Goal:
Copy every line of the records below where the word "this" occurs.

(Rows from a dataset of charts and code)
▬▬▬▬▬▬▬▬▬▬

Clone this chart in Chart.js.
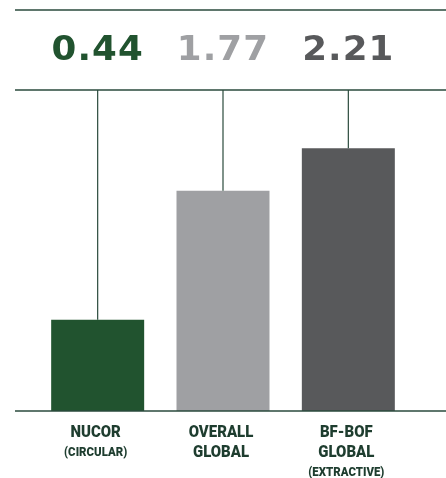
<!DOCTYPE html>
<html>
<head>
<meta charset="utf-8">
<script src="https://cdn.jsdelivr.net/npm/chart.js@4/dist/chart.umd.min.js"></script>
<style>
  html, body { margin: 0; padding: 0; background: #fff; }
  #wrap { width: 446px; height: 478px; }
</style>
</head>
<body>
<div id="wrap"><canvas id="chart10" width="446" height="478"></canvas></div>
<script>
// data
const categorias = ['NUCOR', 'OVERALL GLOBAL', 'BF-BOF GLOBAL']
const etiquetas = [['NUCOR'], ['OVERALL', 'GLOBAL'], ['BF-BOF', 'GLOBAL']]
const subEtiquetas = ['(CIRCULAR)', '', '(EXTRACTIVE)']
const valores = [0.44, 1.77, 2.21]
const valorTextos = ['0.44', '1.77', '2.21']

const colores = ['#21532f', '#9fa0a3', '#58595b']
const lineaColor = '#2a4a3c'
const textoColor = '#1e3d2f'
const yMin = -0.5
const yMax = 2.81

// lines, value text and category labels
const decoraciones = {
    id: 'decoraciones',
    afterDatasetsDraw(chart) {
        const ctx = chart.ctx
        const area = chart.chartArea
        const meta = chart.getDatasetMeta(0)
        ctx.save()

        // horizontal rules
        ctx.strokeStyle = lineaColor
        ctx.lineWidth = 1.5
        ;[10, area.top, area.bottom].forEach(y => {
            ctx.beginPath()
            ctx.moveTo(15, y)
            ctx.lineTo(chart.width, y)
            ctx.stroke()
        })

        // vertical leaders
        ctx.lineWidth = 1.2
        meta.data.forEach(bar => {
            ctx.beginPath()
            ctx.moveTo(bar.x, area.top)
            ctx.lineTo(bar.x, bar.y)
            ctx.stroke()
        })

        // values on top
        ctx.textAlign = 'center'
        ctx.textBaseline = 'middle'
        meta.data.forEach((bar, i) => {
            ctx.save()
            ctx.translate(bar.x, 51)
            ctx.scale(1.08, 1)
            ctx.font = 'bold 33px "DejaVu Sans"'
            ctx.letterSpacing = '1px'
            ctx.fillStyle = colores[i]
            ctx.fillText(valorTextos[i], 0, 0)
            ctx.restore()
        })

        // category labels
        ctx.fillStyle = textoColor
        meta.data.forEach((bar, i) => {
            let y = 433
            etiquetas[i].forEach(t => {
                ctx.save()
                ctx.translate(bar.x - 2, y)
                ctx.scale(0.88, 1)
                ctx.font = '900 17px Roboto'
                ctx.fillText(t, 0, 0)
                ctx.restore()
                y += 20
            })
            if (subEtiquetas[i]) {
                y = y - 1
                ctx.save()
                ctx.translate(bar.x - 2, y + 1)
                ctx.scale(0.88, 1)
                ctx.font = '900 13px Roboto'
                ctx.fillText(subEtiquetas[i], 0, 0)
                ctx.restore()
            }
        })
        ctx.restore()
    }
}

const chart10 = document.getElementById('chart10')
new Chart(chart10.getContext('2d'), {
    type: 'bar',
    data: {
        labels: categorias,
        datasets: [
            {
                label: 'valor',
                data: valores,
                backgroundColor: colores,
                borderWidth: 0,
                base: yMin,
                barPercentage: 0.742,
                categoryPercentage: 1,
            },
        ],
    },
    options: {
        responsive: false,
        animation: false,
        layout: {
            padding: {top: 90, bottom: 67, left: 35, right: 35},
        },
        plugins: {
            legend: {display: false},
            tooltip: {enabled: false},
        },
        scales: {
            x: {display: false},
            y: {display: false, min: yMin, max: yMax},
        },
    },
    plugins: [decoraciones],
});
</script>
</body>
</html>
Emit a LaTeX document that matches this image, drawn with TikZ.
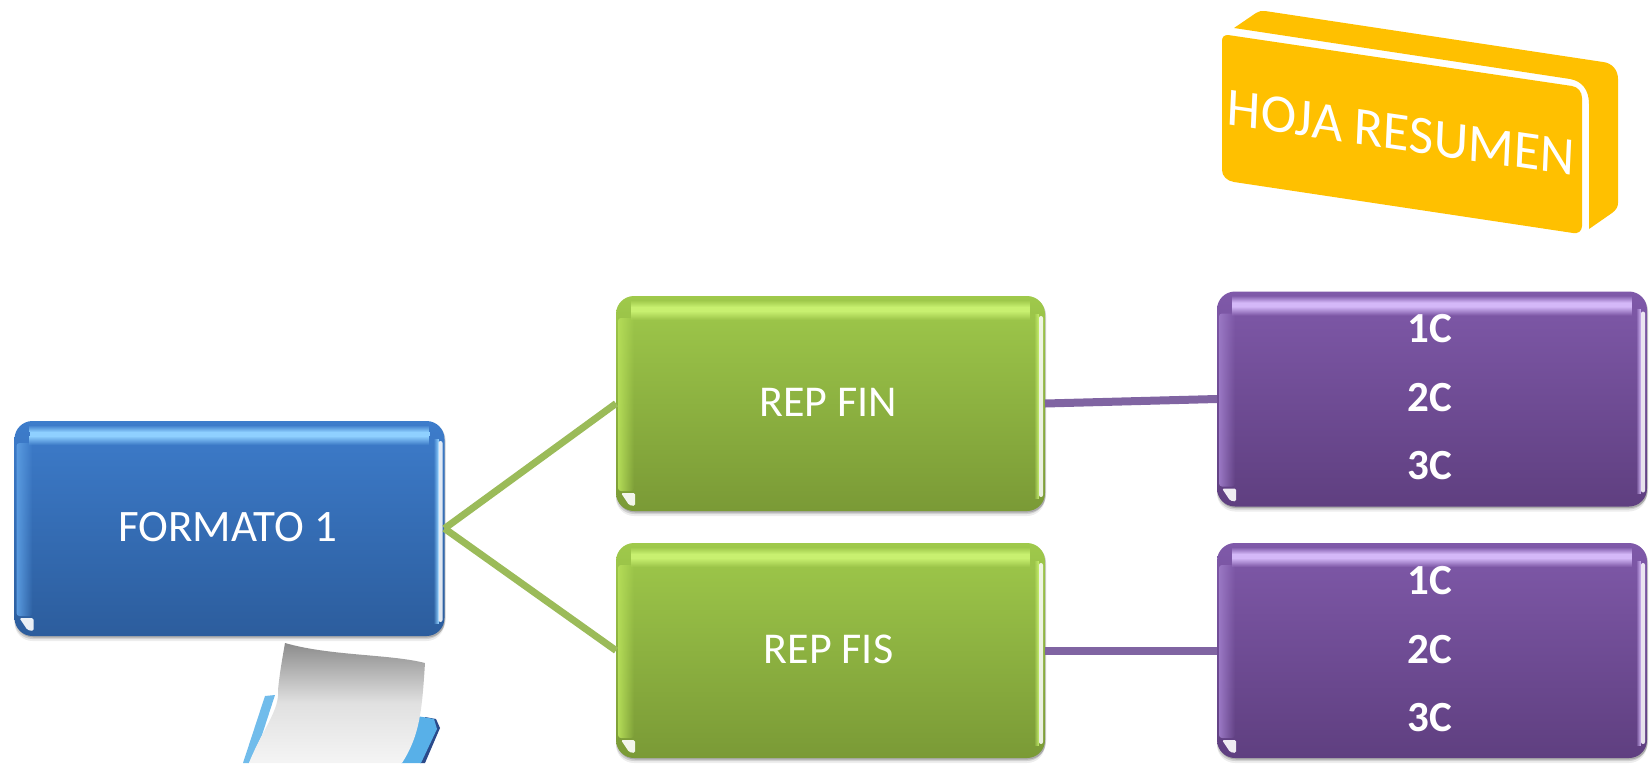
\documentclass[tikz,border=0pt]{standalone}
\usepackage{fontspec}
\setmainfont{Carlito}
\usetikzlibrary{shadows,fadings}
\definecolor{bluetop}{HTML}{3D7CCB}
\definecolor{bluebot}{HTML}{2C5D9D}
\definecolor{bluelight}{HTML}{8FD0FF}
\definecolor{blueside}{HTML}{5A9BE0}
\definecolor{greentop}{HTML}{9FC94B}
\definecolor{greenbot}{HTML}{7A9A36}
\definecolor{greenlight}{HTML}{C8F070}
\definecolor{greenside}{HTML}{B4DC58}
\definecolor{purptop}{HTML}{7F59A9}
\definecolor{purpbot}{HTML}{5F3F80}
\definecolor{purplight}{HTML}{D4B8F8}
\definecolor{purpside}{HTML}{9A78C4}
\definecolor{linkgreen}{HTML}{9BBB59}
\definecolor{linkpurple}{HTML}{8064A2}
\definecolor{amber}{HTML}{FFC000}
\definecolor{tabblue}{HTML}{58B0E8}
\definecolor{tabdark}{HTML}{2B4A8A}
\tikzset{
  softshade/.style={
    general shadow={shadow xshift=0pt,shadow yshift=-5pt,opacity=.07,fill=black},
    general shadow={shadow xshift=0pt,shadow yshift=-3pt,opacity=.12,fill=black},
    general shadow={shadow xshift=1pt,shadow yshift=-1.5pt,opacity=.18,fill=black}},
  gloss/.style={rectangle,rounded corners=18pt,inner sep=0pt,outer sep=0pt,
    minimum width=#1,text=white,softshade},
  bluebox/.style={gloss=430pt,minimum height=215pt,top color=bluetop,bottom color=bluebot,
    font=\fontsize{45}{45}\selectfont},
  greenbox/.style={gloss=429pt,minimum height=215pt,top color=greentop,bottom color=greenbot,
    font=\fontsize{44}{44}\selectfont},
  purplebox/.style={gloss=430pt,minimum height=215pt,top color=purptop,bottom color=purpbot,
    align=center,font=\fontsize{43}{68.5}\selectfont\bfseries},
  glink/.style={draw=linkgreen,line width=7pt},
  plink/.style={draw=linkpurple,line width=8pt},
}
% bevel details of a glossy box: name, width, height, base colour, highlight, side colour
\newcommand{\bevel}[6]{%
  \begin{scope}[shift={(#1.north west)}]
    \fill[#5,path fading=north] (15,4) rectangle (#2-15,11);
    \fill[#5] (15,11) rectangle (#2-15,15);
    \fill[#5,path fading=south] (15,15) rectangle (#2-15,24);
    \fill[#6,path fading=east,rounded corners=3pt] (2,22) rectangle (18,#3-20);
    \fill[#5,path fading=west] (#2-11,18) rectangle (#2-6,#3-12);
    \fill[white,opacity=.85,rounded corners=2pt] (#2-6,20) rectangle (#2-2,#3-14);
    \fill[white,opacity=.9,rounded corners=1.5pt]
      (5,#3-18) -- (19,#3-18) -- (19,#3-5) -- (13,#3-6) -- cycle;
  \end{scope}}
\begin{document}
\begin{tikzpicture}[x=1pt,y=-1pt]
\useasboundingbox (0,0) rectangle (1651,763);
% paper clip-art
\fill[tabblue!85!white] (265,696) -- (275,695) -- (262,735) -- (249,763) -- (243,763) -- cycle;
\fill[tabdark] (425,717) -- (436,719) -- (440,728) -- (425,763) -- (420,763) -- cycle;
\fill[tabblue] (417,716) -- (434,719) -- (437,729) -- (421,763) -- (401,763) -- cycle;
\shade[top color=black!45,bottom color=black!4,middle color=black!12]
  (285,643) .. controls (330,656) and (390,654) .. (425,663)
  .. controls (422,710) and (420,735) .. (402,763)
  -- (249,763) .. controls (262,730) and (280,710) .. (278,690)
  .. controls (280,670) and (283,655) .. (285,643) -- cycle;
% boxes
\node[bluebox] (fmt) at (229.5,528.5) {\raisebox{3pt}{\hspace*{-4pt}FORMATO 1}};
\node[greenbox] (fin) at (830.5,403.5) {\raisebox{2pt}{\hspace*{-4pt}REP FIN}};
\node[greenbox] (fis) at (830.5,650.5) {\raisebox{2pt}{\hspace*{-4pt}REP FIS}};
\node[purplebox] (pa) at (1432,399) {\raisebox{4pt}{\hspace*{-4pt}1C}\\\raisebox{4pt}{\hspace*{-4pt}2C}\\\raisebox{4pt}{\hspace*{-4pt}3C}};
\node[purplebox] (pb) at (1432,650.5) {\raisebox{3pt}{\hspace*{-4pt}1C}\\\raisebox{3pt}{\hspace*{-4pt}2C}\\\raisebox{3pt}{\hspace*{-4pt}3C}};
\bevel{fmt}{430}{215}{bluetop}{bluelight}{blueside}
\bevel{fin}{429}{215}{greentop}{greenlight}{greenside}
\bevel{fis}{429}{215}{greentop}{greenlight}{greenside}
\bevel{pa}{430}{215}{purptop}{purplight}{purpside}
\bevel{pb}{430}{215}{purptop}{purplight}{purpside}
% connectors
\draw[glink] (fmt.east) -- (fin.west);
\draw[glink] (fmt.east) -- (fis.west);
\draw[plink] (fin.east) -- (pa.west);
\draw[plink] (fis.east) -- (pb.west);
% resumen block
\fill[amber] (1234,28) -- (1256,13) .. controls (1259,11) and (1262,10.5) .. (1265,11)
  -- (1603,62) .. controls (1612,63) and (1618,70) .. (1618,79)
  -- (1618,203) .. controls (1618,207) and (1616,210) .. (1612,213)
  -- (1589,229) -- (1589,104) .. controls (1589,90) and (1582,81) .. (1570,79) -- cycle;
\fill[amber] (1228,35) -- (1572,86) .. controls (1578,87) and (1582,92) .. (1582,98)
  -- (1582,226) .. controls (1582,231) and (1578,234) .. (1573,233)
  -- (1234,182) .. controls (1227,181) and (1222,176) .. (1222,170)
  -- (1222,41) .. controls (1222,37) and (1224,35) .. (1228,35) -- cycle;
\node[cm={.989,-.146,.045,.999,(0,0)},transform shape,text=white,inner sep=0pt,font=\fontsize{54}{54}\selectfont] (hoja) at (1401,133) {HOJA RESUMEN};
\end{tikzpicture}
\end{document}
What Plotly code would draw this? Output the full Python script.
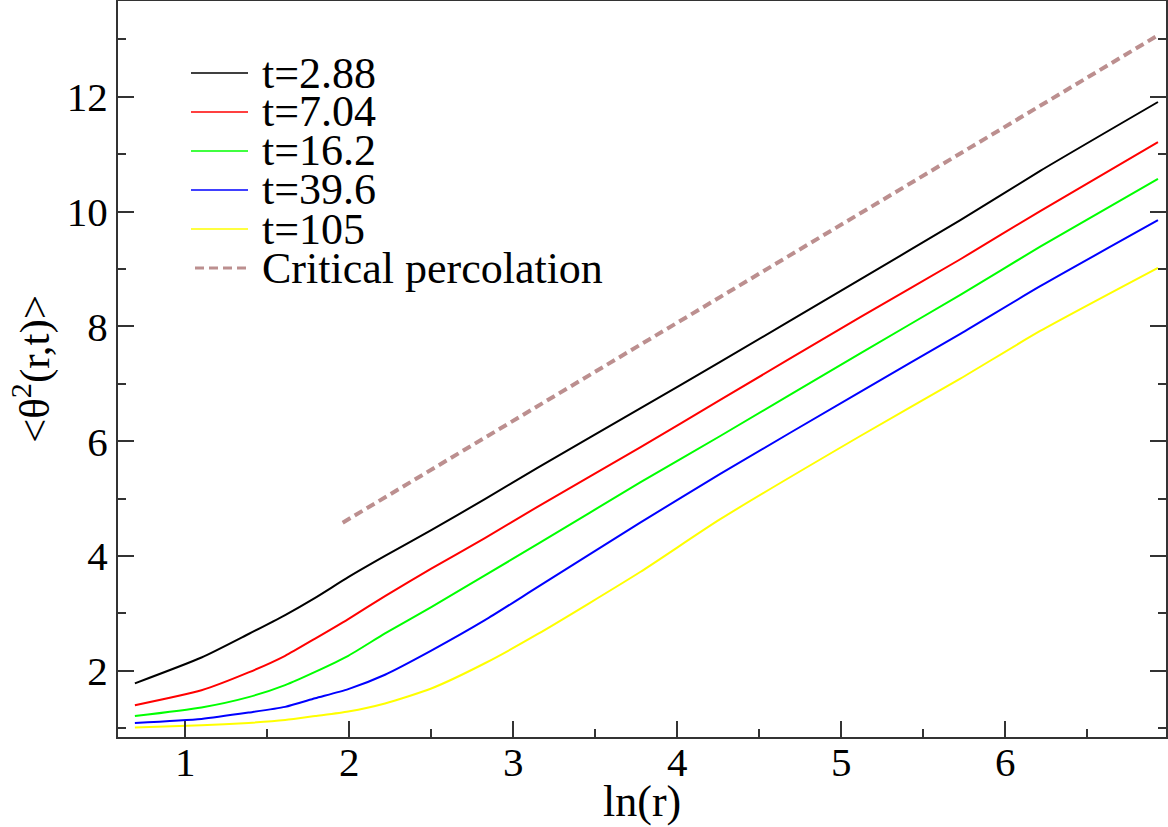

▬▬▬▬▬▬▬▬▬▬

Correct result:
Clone this chart in Chart.js.
Emit a LaTeX document that matches this image, drawn with TikZ.
What Plotly code would draw this? Output the full Python script.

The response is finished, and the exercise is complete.